ENTRIES
________

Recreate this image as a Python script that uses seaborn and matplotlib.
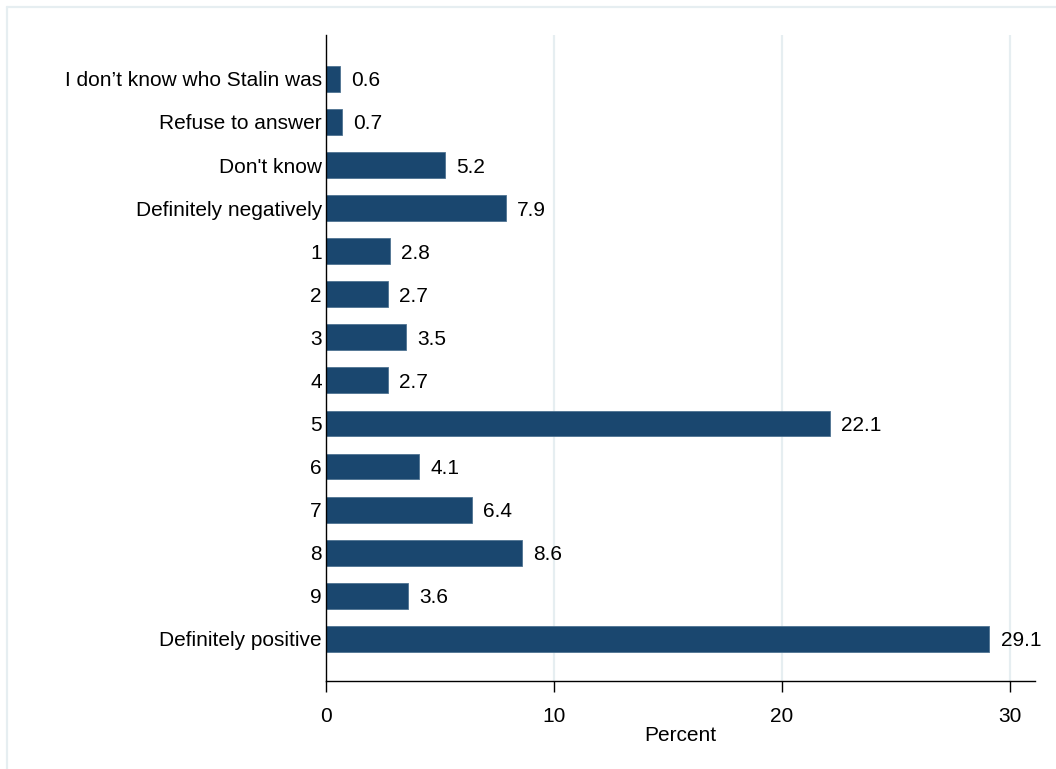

________

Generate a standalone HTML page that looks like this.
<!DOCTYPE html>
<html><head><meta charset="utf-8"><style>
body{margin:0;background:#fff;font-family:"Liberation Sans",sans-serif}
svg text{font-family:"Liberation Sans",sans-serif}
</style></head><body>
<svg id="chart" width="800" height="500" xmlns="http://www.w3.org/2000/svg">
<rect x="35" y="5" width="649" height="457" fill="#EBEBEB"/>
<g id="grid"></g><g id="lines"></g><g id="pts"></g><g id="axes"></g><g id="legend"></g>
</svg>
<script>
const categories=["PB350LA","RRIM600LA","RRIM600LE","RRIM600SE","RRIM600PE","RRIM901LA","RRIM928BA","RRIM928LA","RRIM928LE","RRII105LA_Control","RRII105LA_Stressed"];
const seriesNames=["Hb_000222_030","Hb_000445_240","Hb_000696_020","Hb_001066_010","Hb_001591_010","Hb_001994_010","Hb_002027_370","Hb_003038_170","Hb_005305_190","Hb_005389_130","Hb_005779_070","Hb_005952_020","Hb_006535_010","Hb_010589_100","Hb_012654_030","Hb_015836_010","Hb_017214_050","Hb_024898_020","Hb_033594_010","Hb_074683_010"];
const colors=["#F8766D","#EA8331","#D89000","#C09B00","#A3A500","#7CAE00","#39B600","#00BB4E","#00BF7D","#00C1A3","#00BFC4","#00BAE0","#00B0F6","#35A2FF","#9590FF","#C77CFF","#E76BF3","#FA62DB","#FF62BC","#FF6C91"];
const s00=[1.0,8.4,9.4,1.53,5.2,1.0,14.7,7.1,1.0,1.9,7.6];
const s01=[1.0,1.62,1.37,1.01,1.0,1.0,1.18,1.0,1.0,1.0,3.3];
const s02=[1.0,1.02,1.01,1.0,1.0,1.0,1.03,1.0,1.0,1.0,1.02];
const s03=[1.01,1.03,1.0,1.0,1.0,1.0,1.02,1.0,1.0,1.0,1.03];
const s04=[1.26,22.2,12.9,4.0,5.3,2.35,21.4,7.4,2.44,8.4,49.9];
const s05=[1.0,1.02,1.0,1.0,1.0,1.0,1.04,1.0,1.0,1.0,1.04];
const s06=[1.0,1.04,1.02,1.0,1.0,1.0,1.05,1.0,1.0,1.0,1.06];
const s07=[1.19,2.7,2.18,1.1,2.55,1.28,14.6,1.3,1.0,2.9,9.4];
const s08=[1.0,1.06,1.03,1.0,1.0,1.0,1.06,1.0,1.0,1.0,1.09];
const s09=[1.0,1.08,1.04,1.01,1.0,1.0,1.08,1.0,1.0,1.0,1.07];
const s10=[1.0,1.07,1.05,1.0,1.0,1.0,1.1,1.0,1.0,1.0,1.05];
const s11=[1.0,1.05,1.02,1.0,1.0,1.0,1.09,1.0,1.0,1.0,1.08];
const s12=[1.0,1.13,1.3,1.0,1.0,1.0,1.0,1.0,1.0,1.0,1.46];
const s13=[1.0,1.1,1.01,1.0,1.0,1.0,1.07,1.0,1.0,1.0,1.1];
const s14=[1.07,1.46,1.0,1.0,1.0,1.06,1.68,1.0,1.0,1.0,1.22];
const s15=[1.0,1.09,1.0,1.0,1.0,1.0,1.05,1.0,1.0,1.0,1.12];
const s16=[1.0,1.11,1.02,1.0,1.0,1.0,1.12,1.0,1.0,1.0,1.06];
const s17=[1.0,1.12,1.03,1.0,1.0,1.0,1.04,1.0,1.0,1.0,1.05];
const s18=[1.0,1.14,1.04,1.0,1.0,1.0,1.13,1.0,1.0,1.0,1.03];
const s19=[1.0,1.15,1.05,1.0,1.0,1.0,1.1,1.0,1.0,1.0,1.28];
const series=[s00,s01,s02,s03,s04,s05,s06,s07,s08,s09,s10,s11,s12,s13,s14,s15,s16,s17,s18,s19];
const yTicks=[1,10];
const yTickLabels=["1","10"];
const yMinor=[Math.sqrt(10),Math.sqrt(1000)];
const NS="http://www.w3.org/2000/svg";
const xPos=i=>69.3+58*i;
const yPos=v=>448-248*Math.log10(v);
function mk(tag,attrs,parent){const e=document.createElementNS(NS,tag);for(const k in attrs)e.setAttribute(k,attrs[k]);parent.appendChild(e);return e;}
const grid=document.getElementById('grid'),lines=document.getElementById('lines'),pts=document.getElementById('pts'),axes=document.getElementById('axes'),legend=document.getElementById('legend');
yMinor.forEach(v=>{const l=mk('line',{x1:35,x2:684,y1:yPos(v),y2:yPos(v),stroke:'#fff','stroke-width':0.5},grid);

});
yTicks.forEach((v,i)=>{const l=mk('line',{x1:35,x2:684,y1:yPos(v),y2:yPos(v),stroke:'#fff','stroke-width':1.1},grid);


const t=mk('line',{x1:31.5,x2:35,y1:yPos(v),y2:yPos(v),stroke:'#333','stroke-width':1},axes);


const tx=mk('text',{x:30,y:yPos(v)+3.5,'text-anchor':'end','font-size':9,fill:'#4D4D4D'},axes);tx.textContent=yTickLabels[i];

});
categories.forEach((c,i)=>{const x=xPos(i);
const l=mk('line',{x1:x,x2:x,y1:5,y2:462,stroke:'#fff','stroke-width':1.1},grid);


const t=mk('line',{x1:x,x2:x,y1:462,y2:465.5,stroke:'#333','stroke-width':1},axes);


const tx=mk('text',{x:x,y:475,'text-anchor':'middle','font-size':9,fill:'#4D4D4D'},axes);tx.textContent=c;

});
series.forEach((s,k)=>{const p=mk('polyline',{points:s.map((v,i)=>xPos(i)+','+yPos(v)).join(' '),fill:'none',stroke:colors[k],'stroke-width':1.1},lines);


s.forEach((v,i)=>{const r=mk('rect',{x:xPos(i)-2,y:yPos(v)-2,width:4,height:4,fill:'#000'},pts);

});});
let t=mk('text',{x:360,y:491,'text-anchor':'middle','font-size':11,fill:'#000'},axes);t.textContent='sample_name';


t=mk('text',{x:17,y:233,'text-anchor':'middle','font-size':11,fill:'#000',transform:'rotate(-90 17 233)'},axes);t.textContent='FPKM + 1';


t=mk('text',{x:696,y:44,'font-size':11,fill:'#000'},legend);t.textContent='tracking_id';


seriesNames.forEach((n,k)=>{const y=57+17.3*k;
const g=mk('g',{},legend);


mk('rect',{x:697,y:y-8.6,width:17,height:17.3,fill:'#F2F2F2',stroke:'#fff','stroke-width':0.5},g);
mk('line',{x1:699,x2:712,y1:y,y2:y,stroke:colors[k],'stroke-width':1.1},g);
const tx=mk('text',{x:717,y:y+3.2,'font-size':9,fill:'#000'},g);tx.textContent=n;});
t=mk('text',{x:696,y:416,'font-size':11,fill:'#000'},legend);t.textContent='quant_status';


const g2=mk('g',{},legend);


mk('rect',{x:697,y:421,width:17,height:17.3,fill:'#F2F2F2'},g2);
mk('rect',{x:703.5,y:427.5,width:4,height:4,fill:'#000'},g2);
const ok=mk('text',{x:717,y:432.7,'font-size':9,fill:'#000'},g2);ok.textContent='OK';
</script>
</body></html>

________

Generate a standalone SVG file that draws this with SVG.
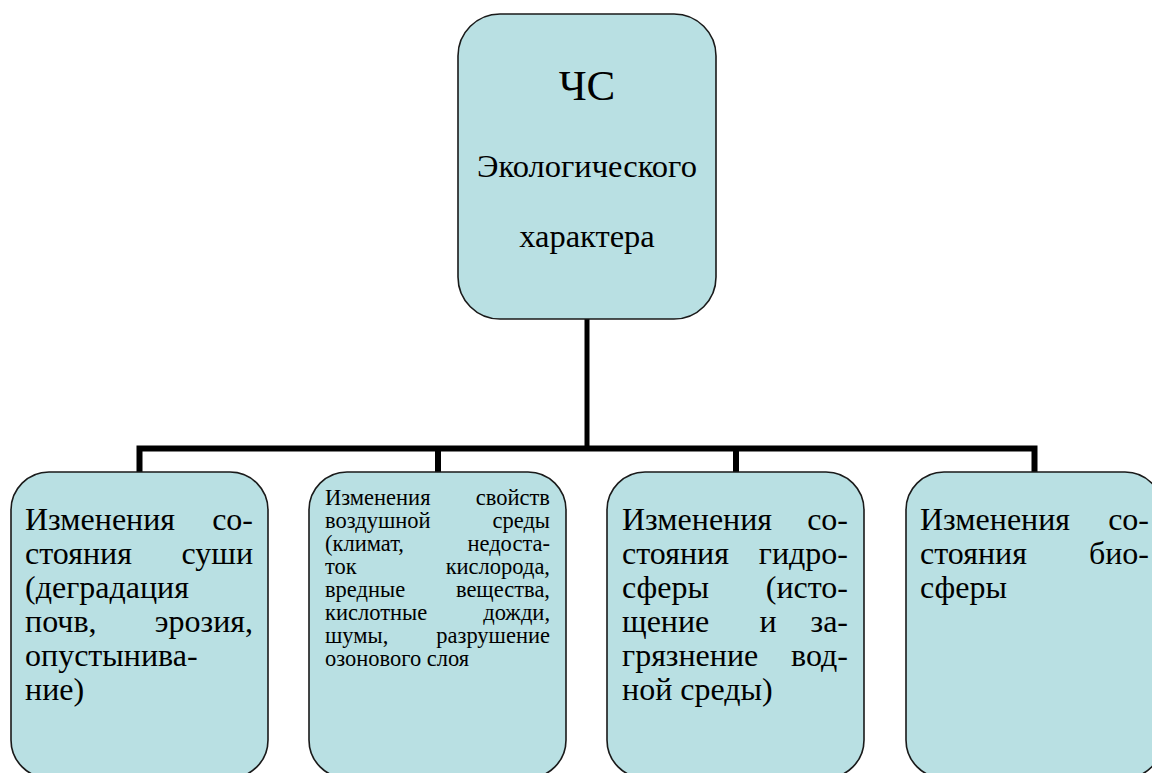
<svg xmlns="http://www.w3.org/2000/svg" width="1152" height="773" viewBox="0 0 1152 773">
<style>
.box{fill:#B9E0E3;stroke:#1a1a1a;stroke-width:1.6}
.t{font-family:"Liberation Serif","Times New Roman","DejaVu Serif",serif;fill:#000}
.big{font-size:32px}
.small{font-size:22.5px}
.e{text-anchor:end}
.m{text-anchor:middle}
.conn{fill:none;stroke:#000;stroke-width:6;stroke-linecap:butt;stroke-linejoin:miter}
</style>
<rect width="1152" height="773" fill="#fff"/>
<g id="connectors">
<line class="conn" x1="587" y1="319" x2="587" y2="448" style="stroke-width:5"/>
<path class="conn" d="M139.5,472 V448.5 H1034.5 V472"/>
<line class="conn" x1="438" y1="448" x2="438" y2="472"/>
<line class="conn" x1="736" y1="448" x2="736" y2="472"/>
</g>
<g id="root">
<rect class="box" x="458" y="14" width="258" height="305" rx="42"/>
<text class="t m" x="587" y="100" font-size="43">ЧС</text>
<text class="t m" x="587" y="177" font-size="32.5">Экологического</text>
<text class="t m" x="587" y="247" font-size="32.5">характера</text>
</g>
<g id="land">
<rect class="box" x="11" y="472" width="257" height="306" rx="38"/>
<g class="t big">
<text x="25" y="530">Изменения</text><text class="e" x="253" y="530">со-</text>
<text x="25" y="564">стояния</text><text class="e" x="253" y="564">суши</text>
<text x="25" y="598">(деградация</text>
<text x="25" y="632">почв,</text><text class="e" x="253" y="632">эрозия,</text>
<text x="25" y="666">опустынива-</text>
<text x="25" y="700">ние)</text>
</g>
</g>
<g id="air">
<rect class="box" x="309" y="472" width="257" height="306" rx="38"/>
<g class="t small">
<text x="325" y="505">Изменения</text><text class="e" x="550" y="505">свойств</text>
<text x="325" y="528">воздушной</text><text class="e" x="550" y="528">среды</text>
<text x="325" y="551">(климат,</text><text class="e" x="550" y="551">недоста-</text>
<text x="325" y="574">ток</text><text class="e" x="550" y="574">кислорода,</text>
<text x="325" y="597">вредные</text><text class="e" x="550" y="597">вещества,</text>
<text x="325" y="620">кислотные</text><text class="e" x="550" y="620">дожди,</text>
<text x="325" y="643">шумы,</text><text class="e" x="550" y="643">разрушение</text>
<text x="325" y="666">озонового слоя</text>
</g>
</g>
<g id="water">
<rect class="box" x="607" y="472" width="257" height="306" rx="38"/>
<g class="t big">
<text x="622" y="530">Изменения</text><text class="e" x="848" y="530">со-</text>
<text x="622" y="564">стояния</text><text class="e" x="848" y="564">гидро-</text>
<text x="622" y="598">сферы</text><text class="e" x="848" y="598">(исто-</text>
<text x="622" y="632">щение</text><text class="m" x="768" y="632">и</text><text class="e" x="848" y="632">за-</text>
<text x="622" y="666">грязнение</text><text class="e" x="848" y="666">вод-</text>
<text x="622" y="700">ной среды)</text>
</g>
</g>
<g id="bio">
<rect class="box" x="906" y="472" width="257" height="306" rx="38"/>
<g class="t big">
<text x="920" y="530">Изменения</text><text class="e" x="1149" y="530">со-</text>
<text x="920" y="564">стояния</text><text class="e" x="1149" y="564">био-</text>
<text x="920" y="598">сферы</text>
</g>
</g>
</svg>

________

EXERCISE DESCRIPTION
State how many lines of the material contain the string "Generate", with no other words.

EXERCISE SOLUTION
2